> _STATED EXERCISE_: Repeat the lines of the data that follow, please, starting at the first and stopping after the one with "height = H - margin.top - margin.bottom;".

> _Dataset excerpt_:
########

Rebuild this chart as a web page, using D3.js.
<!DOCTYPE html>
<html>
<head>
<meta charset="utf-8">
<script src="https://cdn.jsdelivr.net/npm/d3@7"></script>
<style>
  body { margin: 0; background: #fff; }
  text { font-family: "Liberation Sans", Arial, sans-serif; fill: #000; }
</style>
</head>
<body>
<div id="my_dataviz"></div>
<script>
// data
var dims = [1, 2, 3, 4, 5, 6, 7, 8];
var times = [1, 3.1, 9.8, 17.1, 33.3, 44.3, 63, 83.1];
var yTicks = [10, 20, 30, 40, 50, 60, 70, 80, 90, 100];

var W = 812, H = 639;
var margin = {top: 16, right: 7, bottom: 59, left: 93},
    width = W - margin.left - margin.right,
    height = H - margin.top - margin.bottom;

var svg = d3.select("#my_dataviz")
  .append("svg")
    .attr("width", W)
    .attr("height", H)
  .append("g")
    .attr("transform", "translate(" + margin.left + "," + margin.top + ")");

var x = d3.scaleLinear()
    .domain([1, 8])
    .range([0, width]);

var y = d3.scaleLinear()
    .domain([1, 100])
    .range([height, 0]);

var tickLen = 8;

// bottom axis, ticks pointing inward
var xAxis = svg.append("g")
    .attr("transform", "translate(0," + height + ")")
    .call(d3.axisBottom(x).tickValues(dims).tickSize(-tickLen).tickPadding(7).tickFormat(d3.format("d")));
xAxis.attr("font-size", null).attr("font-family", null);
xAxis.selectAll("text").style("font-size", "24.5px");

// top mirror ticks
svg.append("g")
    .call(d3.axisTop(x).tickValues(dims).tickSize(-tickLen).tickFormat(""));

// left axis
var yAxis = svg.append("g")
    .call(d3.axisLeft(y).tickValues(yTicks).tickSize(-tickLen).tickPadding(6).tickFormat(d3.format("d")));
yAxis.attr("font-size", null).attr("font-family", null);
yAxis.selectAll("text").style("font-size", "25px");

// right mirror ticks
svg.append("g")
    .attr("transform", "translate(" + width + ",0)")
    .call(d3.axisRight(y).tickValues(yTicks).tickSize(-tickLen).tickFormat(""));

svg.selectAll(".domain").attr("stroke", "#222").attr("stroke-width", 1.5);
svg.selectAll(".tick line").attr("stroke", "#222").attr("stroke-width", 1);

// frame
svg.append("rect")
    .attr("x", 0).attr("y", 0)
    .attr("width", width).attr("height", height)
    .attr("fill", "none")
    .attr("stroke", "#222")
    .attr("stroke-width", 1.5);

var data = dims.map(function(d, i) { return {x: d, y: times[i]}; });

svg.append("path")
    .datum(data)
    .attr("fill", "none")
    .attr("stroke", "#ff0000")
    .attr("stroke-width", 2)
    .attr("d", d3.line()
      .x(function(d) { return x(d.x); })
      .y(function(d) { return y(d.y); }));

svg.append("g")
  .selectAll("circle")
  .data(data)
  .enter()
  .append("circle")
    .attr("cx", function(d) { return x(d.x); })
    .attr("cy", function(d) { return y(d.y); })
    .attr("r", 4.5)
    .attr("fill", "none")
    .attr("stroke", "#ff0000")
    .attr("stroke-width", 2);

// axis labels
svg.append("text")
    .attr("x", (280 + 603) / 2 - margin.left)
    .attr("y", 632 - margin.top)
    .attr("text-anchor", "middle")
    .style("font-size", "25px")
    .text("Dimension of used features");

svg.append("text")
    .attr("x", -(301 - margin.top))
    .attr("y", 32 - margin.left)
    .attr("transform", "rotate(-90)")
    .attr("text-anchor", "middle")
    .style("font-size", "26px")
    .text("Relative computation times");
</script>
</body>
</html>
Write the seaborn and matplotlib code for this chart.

########

> _SOLUTION TO THE EXERCISE_:
Rebuild this chart as a web page, using D3.js.
<!DOCTYPE html>
<html>
<head>
<meta charset="utf-8">
<script src="https://cdn.jsdelivr.net/npm/d3@7"></script>
<style>
  body { margin: 0; background: #fff; }
  text { font-family: "Liberation Sans", Arial, sans-serif; fill: #000; }
</style>
</head>
<body>
<div id="my_dataviz"></div>
<script>
// data
var dims = [1, 2, 3, 4, 5, 6, 7, 8];
var times = [1, 3.1, 9.8, 17.1, 33.3, 44.3, 63, 83.1];
var yTicks = [10, 20, 30, 40, 50, 60, 70, 80, 90, 100];

var W = 812, H = 639;
var margin = {top: 16, right: 7, bottom: 59, left: 93},
    width = W - margin.left - margin.right,
    height = H - margin.top - margin.bottom;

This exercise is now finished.